▶ _What the exercise asks_: Reproduce, character for character, the lines below from the first through the one with "Line, XAxis, YAxis". Leave pictures out.

▶ _Data provided_:
* start *
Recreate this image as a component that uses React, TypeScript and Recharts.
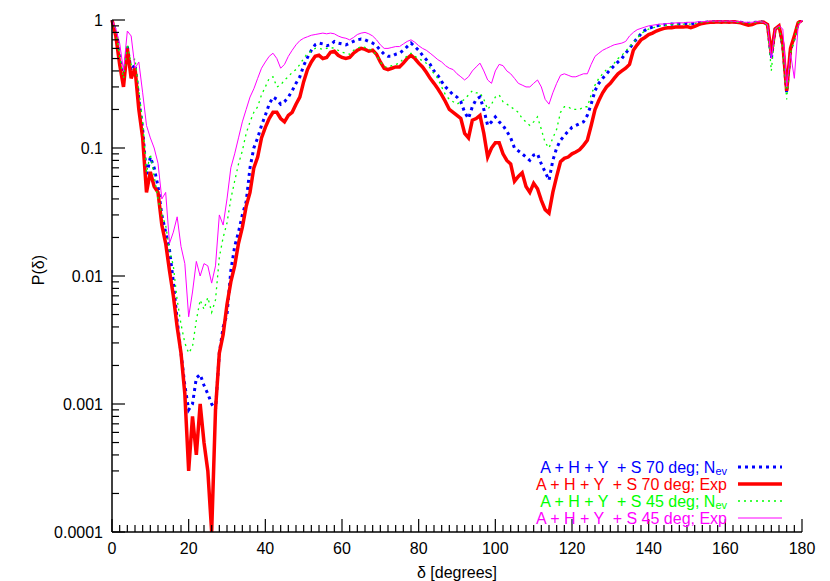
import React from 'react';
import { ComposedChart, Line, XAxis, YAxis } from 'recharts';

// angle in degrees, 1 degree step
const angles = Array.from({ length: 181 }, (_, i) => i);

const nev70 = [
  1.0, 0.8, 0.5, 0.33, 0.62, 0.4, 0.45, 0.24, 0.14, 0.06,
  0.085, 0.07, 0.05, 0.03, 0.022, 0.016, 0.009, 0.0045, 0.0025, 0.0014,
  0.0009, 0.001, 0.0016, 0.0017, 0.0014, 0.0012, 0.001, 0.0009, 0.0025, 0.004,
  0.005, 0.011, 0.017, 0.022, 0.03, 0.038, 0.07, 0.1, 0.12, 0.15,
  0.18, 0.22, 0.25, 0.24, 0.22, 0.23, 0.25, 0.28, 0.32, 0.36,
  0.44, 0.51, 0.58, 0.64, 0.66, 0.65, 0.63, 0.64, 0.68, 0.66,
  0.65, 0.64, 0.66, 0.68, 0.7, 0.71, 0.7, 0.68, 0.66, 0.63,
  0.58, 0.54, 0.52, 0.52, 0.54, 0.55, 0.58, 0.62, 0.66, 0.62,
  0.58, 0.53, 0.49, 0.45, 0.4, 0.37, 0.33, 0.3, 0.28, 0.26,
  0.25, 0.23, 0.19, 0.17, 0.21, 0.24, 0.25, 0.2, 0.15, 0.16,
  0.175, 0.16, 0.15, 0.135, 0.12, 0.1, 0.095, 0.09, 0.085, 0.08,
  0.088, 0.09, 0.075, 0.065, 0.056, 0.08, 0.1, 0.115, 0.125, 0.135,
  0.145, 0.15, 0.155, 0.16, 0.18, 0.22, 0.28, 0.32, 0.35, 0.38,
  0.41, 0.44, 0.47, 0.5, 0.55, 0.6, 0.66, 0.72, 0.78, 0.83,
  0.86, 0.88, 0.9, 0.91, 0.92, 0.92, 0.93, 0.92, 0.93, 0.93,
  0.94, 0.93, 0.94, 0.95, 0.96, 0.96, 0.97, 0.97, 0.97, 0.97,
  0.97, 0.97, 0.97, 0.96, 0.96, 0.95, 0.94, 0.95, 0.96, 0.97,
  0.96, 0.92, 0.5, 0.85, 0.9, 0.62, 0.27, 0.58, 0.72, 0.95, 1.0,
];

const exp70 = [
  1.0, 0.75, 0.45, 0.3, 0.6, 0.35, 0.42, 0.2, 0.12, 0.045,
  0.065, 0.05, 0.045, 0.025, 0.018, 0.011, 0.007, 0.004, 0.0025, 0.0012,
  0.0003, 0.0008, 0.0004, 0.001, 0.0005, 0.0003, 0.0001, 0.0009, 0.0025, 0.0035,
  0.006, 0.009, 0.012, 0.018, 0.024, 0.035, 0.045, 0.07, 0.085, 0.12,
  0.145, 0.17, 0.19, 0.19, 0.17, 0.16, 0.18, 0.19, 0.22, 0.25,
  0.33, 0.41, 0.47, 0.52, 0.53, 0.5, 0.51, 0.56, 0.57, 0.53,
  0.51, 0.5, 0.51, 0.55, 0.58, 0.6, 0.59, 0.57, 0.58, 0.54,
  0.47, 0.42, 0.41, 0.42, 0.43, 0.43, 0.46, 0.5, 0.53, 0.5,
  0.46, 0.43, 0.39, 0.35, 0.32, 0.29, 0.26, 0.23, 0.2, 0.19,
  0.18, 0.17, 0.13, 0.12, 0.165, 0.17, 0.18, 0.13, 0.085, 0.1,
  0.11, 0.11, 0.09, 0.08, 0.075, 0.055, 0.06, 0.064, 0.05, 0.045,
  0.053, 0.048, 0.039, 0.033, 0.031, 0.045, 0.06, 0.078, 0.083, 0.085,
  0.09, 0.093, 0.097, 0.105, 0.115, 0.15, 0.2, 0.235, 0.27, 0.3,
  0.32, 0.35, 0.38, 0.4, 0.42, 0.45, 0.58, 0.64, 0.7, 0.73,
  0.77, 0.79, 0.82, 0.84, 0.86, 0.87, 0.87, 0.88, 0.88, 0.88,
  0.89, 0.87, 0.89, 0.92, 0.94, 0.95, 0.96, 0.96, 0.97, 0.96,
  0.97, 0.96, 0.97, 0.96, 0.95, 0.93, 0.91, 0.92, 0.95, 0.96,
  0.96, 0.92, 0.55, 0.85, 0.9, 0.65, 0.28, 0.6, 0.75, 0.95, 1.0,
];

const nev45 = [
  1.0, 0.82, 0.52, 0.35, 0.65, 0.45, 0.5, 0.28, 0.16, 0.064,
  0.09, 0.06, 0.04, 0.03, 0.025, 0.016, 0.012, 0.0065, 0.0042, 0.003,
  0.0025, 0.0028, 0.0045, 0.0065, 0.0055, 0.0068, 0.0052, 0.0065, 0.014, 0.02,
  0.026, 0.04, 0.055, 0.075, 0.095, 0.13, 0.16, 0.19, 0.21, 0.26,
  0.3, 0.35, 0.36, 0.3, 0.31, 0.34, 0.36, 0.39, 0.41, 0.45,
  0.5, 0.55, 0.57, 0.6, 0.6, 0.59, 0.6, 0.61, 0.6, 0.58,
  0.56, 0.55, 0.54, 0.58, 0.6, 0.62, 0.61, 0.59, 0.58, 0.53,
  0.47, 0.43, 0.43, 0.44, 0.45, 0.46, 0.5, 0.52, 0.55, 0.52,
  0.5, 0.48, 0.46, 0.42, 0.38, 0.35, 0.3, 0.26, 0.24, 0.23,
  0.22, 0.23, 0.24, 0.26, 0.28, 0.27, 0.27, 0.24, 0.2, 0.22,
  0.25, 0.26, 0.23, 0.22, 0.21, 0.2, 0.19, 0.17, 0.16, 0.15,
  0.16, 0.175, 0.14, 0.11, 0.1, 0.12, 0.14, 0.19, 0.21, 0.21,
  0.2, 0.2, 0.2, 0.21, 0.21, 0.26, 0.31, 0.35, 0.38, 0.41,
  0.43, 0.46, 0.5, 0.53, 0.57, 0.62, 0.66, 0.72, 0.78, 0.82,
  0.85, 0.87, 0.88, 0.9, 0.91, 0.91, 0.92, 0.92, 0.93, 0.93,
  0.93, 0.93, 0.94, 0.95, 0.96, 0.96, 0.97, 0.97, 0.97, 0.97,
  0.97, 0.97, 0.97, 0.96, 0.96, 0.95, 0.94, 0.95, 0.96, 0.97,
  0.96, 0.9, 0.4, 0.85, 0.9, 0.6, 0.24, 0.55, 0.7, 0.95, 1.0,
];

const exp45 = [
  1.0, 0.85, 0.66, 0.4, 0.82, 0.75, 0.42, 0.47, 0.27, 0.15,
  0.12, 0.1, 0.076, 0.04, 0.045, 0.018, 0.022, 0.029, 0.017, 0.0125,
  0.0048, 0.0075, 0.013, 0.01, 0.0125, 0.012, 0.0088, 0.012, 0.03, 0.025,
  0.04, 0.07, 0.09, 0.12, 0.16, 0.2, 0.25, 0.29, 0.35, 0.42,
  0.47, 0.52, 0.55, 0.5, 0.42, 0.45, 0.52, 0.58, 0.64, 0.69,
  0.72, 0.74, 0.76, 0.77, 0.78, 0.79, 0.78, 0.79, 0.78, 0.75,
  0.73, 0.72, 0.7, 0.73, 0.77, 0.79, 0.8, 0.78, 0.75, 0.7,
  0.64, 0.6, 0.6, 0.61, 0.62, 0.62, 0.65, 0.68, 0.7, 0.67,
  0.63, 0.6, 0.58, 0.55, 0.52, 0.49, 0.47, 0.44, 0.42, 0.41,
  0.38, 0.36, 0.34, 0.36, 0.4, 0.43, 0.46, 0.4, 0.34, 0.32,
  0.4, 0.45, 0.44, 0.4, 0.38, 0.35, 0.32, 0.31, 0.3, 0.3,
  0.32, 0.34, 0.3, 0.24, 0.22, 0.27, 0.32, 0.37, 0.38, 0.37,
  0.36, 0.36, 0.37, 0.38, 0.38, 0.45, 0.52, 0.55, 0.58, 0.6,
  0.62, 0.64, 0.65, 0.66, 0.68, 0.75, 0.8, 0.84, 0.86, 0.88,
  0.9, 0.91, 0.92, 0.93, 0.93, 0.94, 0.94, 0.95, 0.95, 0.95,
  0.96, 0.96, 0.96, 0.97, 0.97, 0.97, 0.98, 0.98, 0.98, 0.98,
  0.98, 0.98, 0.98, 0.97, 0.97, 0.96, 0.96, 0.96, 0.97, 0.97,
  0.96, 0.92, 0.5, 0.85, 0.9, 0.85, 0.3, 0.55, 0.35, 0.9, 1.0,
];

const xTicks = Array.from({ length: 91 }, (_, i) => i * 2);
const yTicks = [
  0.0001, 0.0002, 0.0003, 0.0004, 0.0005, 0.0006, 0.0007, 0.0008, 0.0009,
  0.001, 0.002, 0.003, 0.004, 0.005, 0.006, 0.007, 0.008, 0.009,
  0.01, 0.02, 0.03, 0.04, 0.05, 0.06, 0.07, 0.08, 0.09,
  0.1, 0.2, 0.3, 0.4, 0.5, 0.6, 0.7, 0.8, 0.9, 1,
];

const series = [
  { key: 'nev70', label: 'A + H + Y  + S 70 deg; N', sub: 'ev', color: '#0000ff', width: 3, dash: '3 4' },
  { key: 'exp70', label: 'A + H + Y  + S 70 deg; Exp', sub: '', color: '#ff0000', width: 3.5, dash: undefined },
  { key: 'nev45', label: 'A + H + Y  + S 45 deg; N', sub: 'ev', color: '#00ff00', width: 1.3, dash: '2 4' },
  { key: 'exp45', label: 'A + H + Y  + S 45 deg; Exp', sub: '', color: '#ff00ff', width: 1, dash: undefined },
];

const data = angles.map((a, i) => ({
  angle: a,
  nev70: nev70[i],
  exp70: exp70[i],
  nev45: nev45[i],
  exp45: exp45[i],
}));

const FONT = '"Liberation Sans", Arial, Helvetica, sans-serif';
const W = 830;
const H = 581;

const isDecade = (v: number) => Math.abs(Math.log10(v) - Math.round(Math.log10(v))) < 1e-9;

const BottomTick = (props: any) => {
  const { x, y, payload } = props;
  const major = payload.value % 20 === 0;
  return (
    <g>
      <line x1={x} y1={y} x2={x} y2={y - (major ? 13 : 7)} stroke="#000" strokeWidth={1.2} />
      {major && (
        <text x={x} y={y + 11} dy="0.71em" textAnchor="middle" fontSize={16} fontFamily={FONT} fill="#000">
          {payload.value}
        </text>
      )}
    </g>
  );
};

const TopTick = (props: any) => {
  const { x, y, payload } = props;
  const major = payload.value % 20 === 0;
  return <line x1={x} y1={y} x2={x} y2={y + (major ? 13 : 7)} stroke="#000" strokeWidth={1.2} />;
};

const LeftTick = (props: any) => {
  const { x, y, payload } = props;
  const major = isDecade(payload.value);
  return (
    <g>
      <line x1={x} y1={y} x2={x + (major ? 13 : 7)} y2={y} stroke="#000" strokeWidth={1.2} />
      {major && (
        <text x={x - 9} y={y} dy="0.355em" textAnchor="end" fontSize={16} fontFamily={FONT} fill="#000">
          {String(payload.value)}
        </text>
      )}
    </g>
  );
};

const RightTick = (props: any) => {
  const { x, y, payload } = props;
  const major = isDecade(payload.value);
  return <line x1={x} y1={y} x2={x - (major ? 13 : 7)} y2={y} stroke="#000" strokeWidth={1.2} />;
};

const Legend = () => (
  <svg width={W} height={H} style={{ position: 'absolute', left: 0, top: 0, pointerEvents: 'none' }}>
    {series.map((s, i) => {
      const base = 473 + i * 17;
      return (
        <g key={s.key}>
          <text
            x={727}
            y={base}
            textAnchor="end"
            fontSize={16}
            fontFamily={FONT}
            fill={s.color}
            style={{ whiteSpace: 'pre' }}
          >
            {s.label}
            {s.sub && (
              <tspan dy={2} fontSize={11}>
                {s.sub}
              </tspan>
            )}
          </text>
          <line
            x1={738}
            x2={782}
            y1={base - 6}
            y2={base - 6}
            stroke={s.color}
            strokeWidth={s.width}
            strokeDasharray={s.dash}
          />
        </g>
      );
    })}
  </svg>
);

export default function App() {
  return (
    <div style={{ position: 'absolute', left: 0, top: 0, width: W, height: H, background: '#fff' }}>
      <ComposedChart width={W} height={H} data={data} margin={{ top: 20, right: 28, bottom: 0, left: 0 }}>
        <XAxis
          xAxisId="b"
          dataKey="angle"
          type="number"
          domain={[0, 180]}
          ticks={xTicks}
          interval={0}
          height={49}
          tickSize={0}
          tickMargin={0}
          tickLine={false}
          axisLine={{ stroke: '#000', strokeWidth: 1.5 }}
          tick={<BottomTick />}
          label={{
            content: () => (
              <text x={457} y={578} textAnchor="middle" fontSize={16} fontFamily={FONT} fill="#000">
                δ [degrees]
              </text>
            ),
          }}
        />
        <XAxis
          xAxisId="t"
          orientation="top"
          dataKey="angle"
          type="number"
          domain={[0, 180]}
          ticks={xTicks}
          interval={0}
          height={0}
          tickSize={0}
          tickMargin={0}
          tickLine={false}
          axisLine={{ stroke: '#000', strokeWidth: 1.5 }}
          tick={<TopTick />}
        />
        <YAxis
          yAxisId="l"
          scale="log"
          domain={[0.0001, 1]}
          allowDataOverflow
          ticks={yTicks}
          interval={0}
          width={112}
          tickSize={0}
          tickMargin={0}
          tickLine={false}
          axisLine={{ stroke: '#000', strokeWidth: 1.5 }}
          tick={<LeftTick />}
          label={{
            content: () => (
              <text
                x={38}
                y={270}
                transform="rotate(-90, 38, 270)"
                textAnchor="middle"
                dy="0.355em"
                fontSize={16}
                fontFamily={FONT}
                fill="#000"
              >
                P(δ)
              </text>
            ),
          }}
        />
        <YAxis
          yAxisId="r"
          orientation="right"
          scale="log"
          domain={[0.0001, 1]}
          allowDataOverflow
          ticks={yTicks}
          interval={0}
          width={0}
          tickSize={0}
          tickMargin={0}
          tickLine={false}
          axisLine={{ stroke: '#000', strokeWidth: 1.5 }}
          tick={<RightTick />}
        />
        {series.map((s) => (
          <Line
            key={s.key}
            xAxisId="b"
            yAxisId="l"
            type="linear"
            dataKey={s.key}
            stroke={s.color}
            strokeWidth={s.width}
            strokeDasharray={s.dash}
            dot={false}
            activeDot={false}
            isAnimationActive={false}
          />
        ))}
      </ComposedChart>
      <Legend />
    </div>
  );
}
* end *
▶ _Final answer_:
Recreate this image as a component that uses React, TypeScript and Recharts.
import React from 'react';
import { ComposedChart, Line, XAxis, YAxis } from 'recharts';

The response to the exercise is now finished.